I admit that the standard definition of the dictionary term “art” is restrictive, therefore also inexact, but this does not mean, in my opinion, that art is everything and nothing at the same time, that nothing can be defined art and that everything is art, because in this way we abandon the pursuit of aesthetics right from the start, and we are left to trust what our neighbour tells us, the value of artworks at auctions, not to mention our drawing professor suffering from a nervous breakdown. What we do know is that ancient paintings and statues are certainly art, that it is no longer fashionable to make them in the same way and that on the other hand, if you invent something, it will not be considered anything special, not at least until after you are dead.

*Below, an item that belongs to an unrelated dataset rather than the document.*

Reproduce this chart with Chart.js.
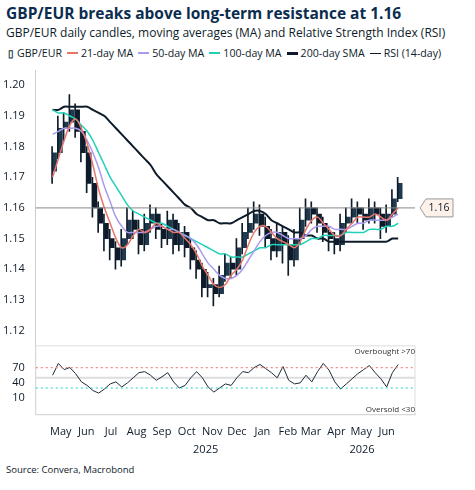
<!DOCTYPE html>
<html><head><meta charset="utf-8">
<script src="https://cdn.jsdelivr.net/npm/chart.js@4"></script>
<style>
body{margin:0;font-family:"Open Sans",sans-serif;color:#0d1b2a;width:475px;height:490px;position:relative;background:#fff}
#t{position:absolute;left:6px;top:2px;font-size:15.5px;font-weight:bold;color:#0b2d4f}
#s{position:absolute;left:6px;top:24px;font-size:12px;color:#0d1b2a}
#lg{position:absolute;left:8px;top:46px;font-size:10.6px;display:flex;gap:5px;align-items:center;white-space:nowrap}
#lg span{display:inline-flex;align-items:center;gap:3px}
#lg i{display:inline-block;width:11px;height:2px}
#src{position:absolute;left:6px;top:463px;font-size:9.5px}
#c{position:absolute;left:0;top:58px}
</style></head><body>
<div id="t">GBP/EUR breaks above long-term resistance at 1.16</div>
<div id="s">GBP/EUR daily candles, moving averages (MA) and Relative Strength Index (RSI)</div>
<div id="lg">
<span><b style="font-size:10px;color:#0b3a4a">&#9647;</b>GBP/EUR</span>
<span><i style="background:#e8756a"></i>21-day MA</span>
<span><i style="background:#a99bf0"></i>50-day MA</span>
<span><i style="background:#1fd1b5"></i>100-day MA</span>
<span><i style="background:#0d1b2a;height:3px"></i>200-day SMA</span>
<span><i style="background:#0d1b2a;height:1px"></i>RSI (14-day)</span>
</div>
<canvas id="c" width="475" height="404"></canvas>
<div id="src">Source: Convera, Macrobond</div>
<script>
// week index -> day offset from 2025-05-01 is 7*i+4
const closes=[1.178,1.186,1.188,1.192,1.185,1.178,1.168,1.160,1.155,1.150,1.147,1.143,1.150,1.156,1.153,1.148,1.155,1.158,1.153,1.150,1.156,1.148,1.152,1.147,1.143,1.140,1.134,1.135,1.132,1.138,1.142,1.140,1.147,1.152,1.155,1.158,1.154,1.150,1.146,1.152,1.148,1.143,1.150,1.156,1.160,1.158,1.155,1.152,1.150,1.148,1.155,1.157,1.160,1.158,1.156,1.160,1.158,1.154,1.158,1.163,1.168];
const opens=[1.172,1.178,1.186,1.188,1.192,1.185,1.178,1.168,1.160,1.155,1.150,1.147,1.143,1.150,1.156,1.153,1.148,1.155,1.158,1.153,1.150,1.156,1.148,1.152,1.147,1.143,1.140,1.134,1.135,1.132,1.138,1.142,1.140,1.147,1.152,1.155,1.158,1.154,1.150,1.146,1.152,1.148,1.143,1.150,1.156,1.160,1.158,1.155,1.152,1.150,1.148,1.155,1.157,1.160,1.158,1.156,1.160,1.158,1.154,1.158,1.163];
const highs=[1.180,1.190,1.191,1.197,1.194,1.187,1.180,1.170,1.162,1.158,1.153,1.149,1.153,1.160,1.159,1.156,1.158,1.161,1.160,1.155,1.159,1.158,1.155,1.154,1.150,1.146,1.142,1.139,1.137,1.141,1.145,1.144,1.150,1.155,1.160,1.162,1.161,1.157,1.153,1.155,1.154,1.151,1.153,1.160,1.163,1.162,1.160,1.157,1.154,1.152,1.158,1.160,1.163,1.162,1.160,1.163,1.162,1.160,1.161,1.166,1.170];
const lows=[1.168,1.176,1.182,1.185,1.183,1.175,1.165,1.157,1.152,1.146,1.143,1.140,1.141,1.148,1.150,1.145,1.146,1.152,1.150,1.147,1.148,1.145,1.146,1.144,1.140,1.137,1.131,1.131,1.128,1.131,1.136,1.137,1.138,1.145,1.150,1.153,1.151,1.147,1.143,1.144,1.142,1.138,1.141,1.148,1.154,1.155,1.152,1.149,1.146,1.145,1.146,1.152,1.155,1.155,1.153,1.155,1.155,1.150,1.152,1.157,1.162];
const ma21=[1.170,1.176,1.182,1.187,1.189,1.186,1.181,1.174,1.166,1.160,1.155,1.150,1.147,1.148,1.151,1.153,1.152,1.153,1.155,1.154,1.153,1.152,1.152,1.150,1.148,1.145,1.141,1.138,1.135,1.134,1.135,1.138,1.140,1.143,1.148,1.152,1.154,1.154,1.152,1.150,1.149,1.148,1.147,1.149,1.153,1.156,1.157,1.155,1.153,1.151,1.151,1.153,1.155,1.157,1.157,1.157,1.158,1.157,1.156,1.158,1.160];
const ma50=[1.184,1.185,1.186,1.186,1.186,1.185,1.182,1.178,1.173,1.167,1.162,1.157,1.154,1.152,1.152,1.152,1.152,1.153,1.154,1.154,1.153,1.153,1.152,1.151,1.150,1.148,1.145,1.142,1.140,1.138,1.137,1.137,1.138,1.140,1.143,1.146,1.149,1.151,1.152,1.152,1.151,1.150,1.150,1.150,1.151,1.153,1.154,1.154,1.154,1.153,1.153,1.153,1.154,1.155,1.155,1.156,1.156,1.156,1.156,1.157,1.158];
const ma100=[1.192,1.191,1.191,1.190,1.189,1.187,1.185,1.182,1.178,1.174,1.170,1.167,1.164,1.161,1.159,1.158,1.157,1.156,1.155,1.155,1.154,1.153,1.152,1.151,1.150,1.149,1.148,1.147,1.146,1.145,1.145,1.144,1.144,1.144,1.145,1.146,1.147,1.147,1.148,1.148,1.148,1.148,1.148,1.148,1.149,1.150,1.150,1.151,1.151,1.151,1.151,1.152,1.152,1.152,1.152,1.153,1.153,1.153,1.154,1.154,1.155];
const sma200=[1.192,1.192,1.193,1.193,1.193,1.193,1.193,1.192,1.191,1.190,1.188,1.186,1.184,1.182,1.180,1.178,1.176,1.174,1.171,1.169,1.167,1.165,1.163,1.161,1.160,1.158,1.157,1.156,1.156,1.155,1.155,1.155,1.156,1.157,1.158,1.159,1.159,1.158,1.156,1.155,1.154,1.153,1.152,1.152,1.151,1.151,1.150,1.150,1.149,1.149,1.149,1.149,1.149,1.149,1.149,1.149,1.149,1.149,1.149,1.150,1.150];
const rsi=[55,78,66,70,58,42,35,25,20,28,38,42,32,40,50,60,62,55,45,52,60,42,30,35,50,62,50,32,22,30,38,35,50,62,60,70,76,68,60,50,72,45,38,40,55,42,62,78,65,42,28,38,48,58,66,74,60,48,32,60,76];
const monthDays=[14,45,75,106,137,167,198,228,259,290,318,349,379,410];
const monthNames=['May','Jun','Jul','Aug','Sep','Oct','Nov','Dec','Jan','Feb','Mar','Apr','May','Jun'];
const yearLabels=[{day:190,text:'2025'},{day:380,text:'2026'}];
const priceTicks=[1.12,1.13,1.14,1.15,1.16,1.17,1.18,1.19,1.20];
const rsiTicks=[10,40,70];

const day=i=>7*i+4;
const pts=a=>a.map((v,i)=>({x:day(i),y:v}));
const navy='#0d1b2a';
const line=(label,data,color,w,yAxis)=>({type:'line',label,data:pts(data),borderColor:color,borderWidth:w,pointRadius:0,tension:0.3,yAxisID:yAxis});

const extra={id:'extra',afterDraw(ch){
  const c=ch.ctx,x=ch.scales.x,y=ch.scales.yP,r=ch.scales.yR,a=ch.chartArea;
  c.save();
  const yy=y.getPixelForValue(1.16);
  c.strokeStyle='#888';c.lineWidth=1;c.beginPath();c.moveTo(a.left,yy);c.lineTo(a.right,yy);c.stroke();
  c.fillStyle='#fdf1ea';c.strokeStyle='#999';
  c.beginPath();c.moveTo(a.right+5,yy);c.lineTo(a.right+11,yy-9);c.lineTo(a.right+38,yy-9);c.lineTo(a.right+38,yy+9);c.lineTo(a.right+11,yy+9);c.closePath();c.fill();c.stroke();
  c.fillStyle=navy;c.font='10.5px "Open Sans"';c.textAlign='center';c.textBaseline='middle';c.fillText('1.16',a.right+24,yy);
  c.setLineDash([2,3]);c.lineWidth=1.2;
  c.strokeStyle='#f08a80';let p=r.getPixelForValue(70);c.beginPath();c.moveTo(a.left,p);c.lineTo(a.right,p);c.stroke();
  c.strokeStyle='#1fd1b5';p=r.getPixelForValue(30);c.beginPath();c.moveTo(a.left,p);c.lineTo(a.right,p);c.stroke();
  c.setLineDash([]);
  c.font='8px "Open Sans"';c.textAlign='right';c.fillStyle='#333';
  c.fillText('Overbought >70',a.right,r.top+6);c.fillText('Oversold <30',a.right,r.bottom-5);
  c.font='11px "Open Sans"';c.textAlign='center';c.fillStyle=navy;
  yearLabels.forEach(l=>c.fillText(l.text,x.getPixelForValue(l.day),x.bottom+10));
  c.restore();
}};
const behind={id:'behind',beforeDatasetsDraw(ch){
  const c=ch.ctx,r=ch.scales.yR,a=ch.chartArea;
  const p=r.getPixelForValue(50);c.save();c.strokeStyle='#ddd';c.lineWidth=2;c.beginPath();c.moveTo(a.left,p);c.lineTo(a.right,p);c.stroke();
  c.strokeStyle='#ddd';c.lineWidth=1;c.strokeRect(a.left,r.top,a.right-a.left,r.bottom-r.top);c.restore();
}};

new Chart(document.getElementById('c'),{
  data:{datasets:[
    line('21-day MA',ma21,'#e8756a',1.5,'yP'),
    line('50-day MA',ma50,'#a99bf0',1.5,'yP'),
    line('100-day MA',ma100,'#1fd1b5',1.5,'yP'),
    line('200-day SMA',sma200,navy,2,'yP'),
    {type:'bar',label:'wick',data:highs.map((h,i)=>({x:day(i),y:[lows[i],h]})),backgroundColor:navy,barThickness:1,yAxisID:'yP'},
    {type:'bar',label:'body',data:opens.map((o,i)=>({x:day(i),y:[o,closes[i]]})),backgroundColor:opens.map((o,i)=>closes[i]>=o?'#1f3a4f':navy),barThickness:4,yAxisID:'yP'},
    {...line('RSI (14-day)',rsi,'#1b2a3a',1,'yR'),tension:0}
  ]},
  options:{responsive:false,animation:false,
    layout:{padding:{left:0,right:60,top:12,bottom:22}},
    plugins:{legend:{display:false},tooltip:{enabled:false}},
    scales:{
      x:{type:'linear',min:0,max:428,
        afterBuildTicks(s){s.ticks=monthDays.map(v=>({value:v}));},
        ticks:{callback:(v)=>monthNames[monthDays.indexOf(v)],color:navy,font:{size:11,family:'Open Sans'},maxRotation:0,autoSkip:false,padding:2},
        grid:{display:false},border:{color:'#ccc'}},
      yR:{type:'linear',position:'left',stack:'s',stackWeight:1,min:0,max:90,offset:true,
        afterBuildTicks(s){s.ticks=rsiTicks.map(v=>({value:v}));},
        ticks:{color:navy,font:{size:11,family:'Open Sans'},autoSkip:false},grid:{display:false},border:{color:'#ccc'}},
      yP:{type:'linear',position:'left',stack:'s',stackWeight:4,min:1.12,max:1.20,offset:true,
        afterBuildTicks(s){s.ticks=priceTicks.map(v=>({value:v}));},
        ticks:{color:navy,font:{size:11,family:'Open Sans'},callback:v=>v.toFixed(2),autoSkip:false},
        grid:{display:false},border:{color:'#ccc'}}
    }},
  plugins:[behind,extra]
});
</script>
</body></html>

Contemporary art, as well as existing, is produced by many people, and is not that different from ancient art, in that art is a human product for humans. As in the different eras and societies, art was combined to religion, to everyday life, to power, etcetera.
Art, as distinct from technique, is defined as an activity linked to the attempt to attain something beautiful, complete, full of meaning and holding its own purpose; we note that art can even influence social behaviour, because it gives us models and symbols that represent the style of an era.
One cannot call certain colours, certain shapes or sounds, art. For example, green is not art, but strokes of green in a painting are artistic in that they are arranged according to the painter’s intuition.
Upon seeing something beautiful, one often tries to find the reason for this beauty in its external features, considering certain colours beautiful and others ugly, but this is a mistake. We are also mistaken in thinking that we can simply make art by using the same violin as Paganini, or Dante’s pen, or Leonardo’s paint and brushes: art lies in how these tools are used, not in the tools themselves.
Neither can one consider art the totality of useless objects and as not having references in the real world. The fact that art is not a moral act simply means that art can be a portrait of Hitler, a pornographic movie or a black mass in the name of Satan, if the result is of formidable expressive might and the execution masterly; in the same way, it is inappropriate to consider many mediocre works art, despite the fact that they represent what is good, or that they are useful or that they are not created with a practical purpose in mind. If life’s events have brought a great artist to hold ideals that we believe are wrong, no-one stops us from condemning him/her morally and from considering his/her artwork as being repugnant, in the same way as no-one stops us from having a special admiration for works that depict our own ideals; so long as there is a clear distinction between art and morals, at least on a philosophical level, and that we realise that when judging anything, including art, our moral convictions lead us to devalue what we are adverse to and overvalue what we support, and our final judgement is more moral than aesthetic.

Art is not, in any case, a feeling in its immediacy. A poet describing a tragic scene or a painter painting it, does not rave deliriously, his/her face does not freeze, he/she doesn’t cry, rather he/she harmoniously expresses those emotions, diminishing his/her own emotions in order to express him/herself as precisely and universally as possible.

The distinction between expression and communication is difficult to draw because the two moments usually follow each other closely and seem joined.
If painters were just combiners of light and colour, seekers of novelty and effects, they would be technical inventors and not artists.
The task of communication, that is, of the preservation and popularisation of artistic images, guided by technique, produces the so-called “artistic” material objects and “works of art”: paintings, sculptures, buildings, writing, musical scores, CDs, cassettes, videocassettes and so on.
“Natural beauty” has an emotional effect on people: it is not art, but the artist can take advantage of it to understand the cause of this effect and to reproduce this cause in a work of art, with the aim of communicating something.
The content may please us because of the subject’s morality, or its precision and realism; the form may please us because of its harmony, symmetry and so on.
Content and form can be separated, but cannot separately qualify as being artistic, since only their relationship and interaction are artistic.
Emotion without an image is blind, an image without emotion is empty.
Each work of art must be loved for what it is, holding inside its full, original and irreplaceable value.